• [Recorded data]:
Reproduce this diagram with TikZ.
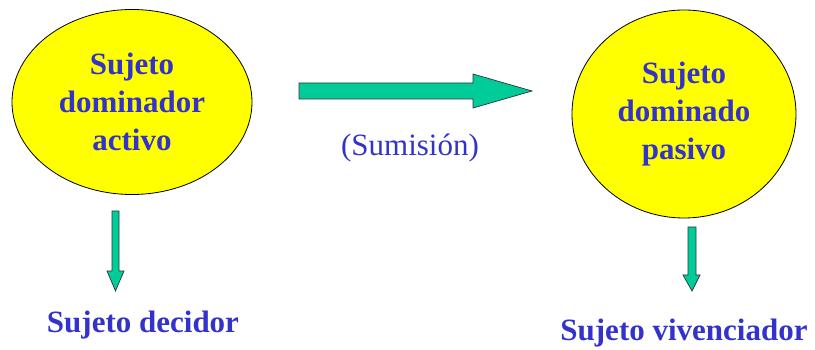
\documentclass[tikz,border=0pt]{standalone}
\usepackage{fontspec}
\setmainfont{Liberation Serif}[BoldFont={Liberation Serif Bold}]
\usetikzlibrary{shapes.geometric}
\definecolor{txtblue}{HTML}{3333CC}
\definecolor{arrgreen}{HTML}{00CC99}
\definecolor{ellyellow}{HTML}{FFFF00}
\tikzset{
  blob/.style={ellipse, draw=black, line width=0.8pt, fill=ellyellow, inner sep=0pt,
    align=center, text=txtblue, font=\fontsize{31}{38}\selectfont\bfseries},
  blockarrow/.style={draw=black!80, line width=0.7pt, fill=arrgreen, line join=miter},
  label/.style={text=txtblue, inner sep=0pt, font=\fontsize{31}{38}\selectfont\bfseries},
  plainlabel/.style={text=txtblue, inner sep=0pt, font=\fontsize{31}{38}\selectfont}
}
\begin{document}
\begin{tikzpicture}[x=1pt,y=-1pt]
\useasboundingbox (0,0) rectangle (815,350);
\node[blob, minimum width=240pt, minimum height=185pt] (act) at (132,102) {Sujeto\\dominador\\activo};
\node[blob, minimum width=224pt, minimum height=208pt] (pas) at (684,114) {Sujeto\\dominado\\pasivo};
% big arrow
\draw[blockarrow] (299,83) -- (473,83) -- (473,74) -- (532,91) -- (473,108) -- (473,99) -- (299,99) -- cycle;
\node[plainlabel] (sum) at (410,148) {(Sumisión)};
% left down arrow
\draw[blockarrow] (112,211) -- (119,211) -- (119,271) -- (124,271) -- (115.5,291) -- (107,271) -- (112,271) -- cycle;
\node[label] (dec) at (143,325) {Sujeto decidor};
% right down arrow
\draw[blockarrow] (688,227) -- (696,227) -- (696,275) -- (700,275) -- (692,291) -- (683,275) -- (688,275) -- cycle;
\node[label] (viv) at (684,333) {Sujeto vivenciador};
\end{tikzpicture}
\end{document}
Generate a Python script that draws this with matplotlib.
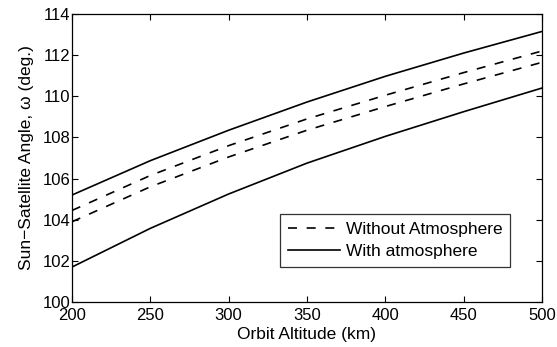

• [Aim of the task]:
Retype each entry precisely. Skip images entirely.

• [Complete output]:
Reproduce this diagram with TikZ.
\documentclass[tikz,border=0pt]{standalone}
\usepackage{fontspec}
\setmainfont{Liberation Serif}[BoldFont={Liberation Serif Bold}]
\usetikzlibrary{shapes.geometric}
\definecolor{txtblue}{HTML}{3333CC}
\definecolor{arrgreen}{HTML}{00CC99}
\definecolor{ellyellow}{HTML}{FFFF00}
\tikzset{
  blob/.style={ellipse, draw=black, line width=0.8pt, fill=ellyellow, inner sep=0pt,
    align=center, text=txtblue, font=\fontsize{31}{38}\selectfont\bfseries},
  blockarrow/.style={draw=black!80, line width=0.7pt, fill=arrgreen, line join=miter},
  label/.style={text=txtblue, inner sep=0pt, font=\fontsize{31}{38}\selectfont\bfseries},
  plainlabel/.style={text=txtblue, inner sep=0pt, font=\fontsize{31}{38}\selectfont}
}
\begin{document}
\begin{tikzpicture}[x=1pt,y=-1pt]
\useasboundingbox (0,0) rectangle (815,350);
\node[blob, minimum width=240pt, minimum height=185pt] (act) at (132,102) {Sujeto\\dominador\\activo};
\node[blob, minimum width=224pt, minimum height=208pt] (pas) at (684,114) {Sujeto\\dominado\\pasivo};
% big arrow
\draw[blockarrow] (299,83) -- (473,83) -- (473,74) -- (532,91) -- (473,108) -- (473,99) -- (299,99) -- cycle;
\node[plainlabel] (sum) at (410,148) {(Sumisión)};
% left down arrow
\draw[blockarrow] (112,211) -- (119,211) -- (119,271) -- (124,271) -- (115.5,291) -- (107,271) -- (112,271) -- cycle;
\node[label] (dec) at (143,325) {Sujeto decidor};
% right down arrow
\draw[blockarrow] (688,227) -- (696,227) -- (696,275) -- (700,275) -- (692,291) -- (683,275) -- (688,275) -- cycle;
\node[label] (viv) at (684,333) {Sujeto vivenciador};
\end{tikzpicture}
\end{document}
Generate a Python script that draws this with matplotlib.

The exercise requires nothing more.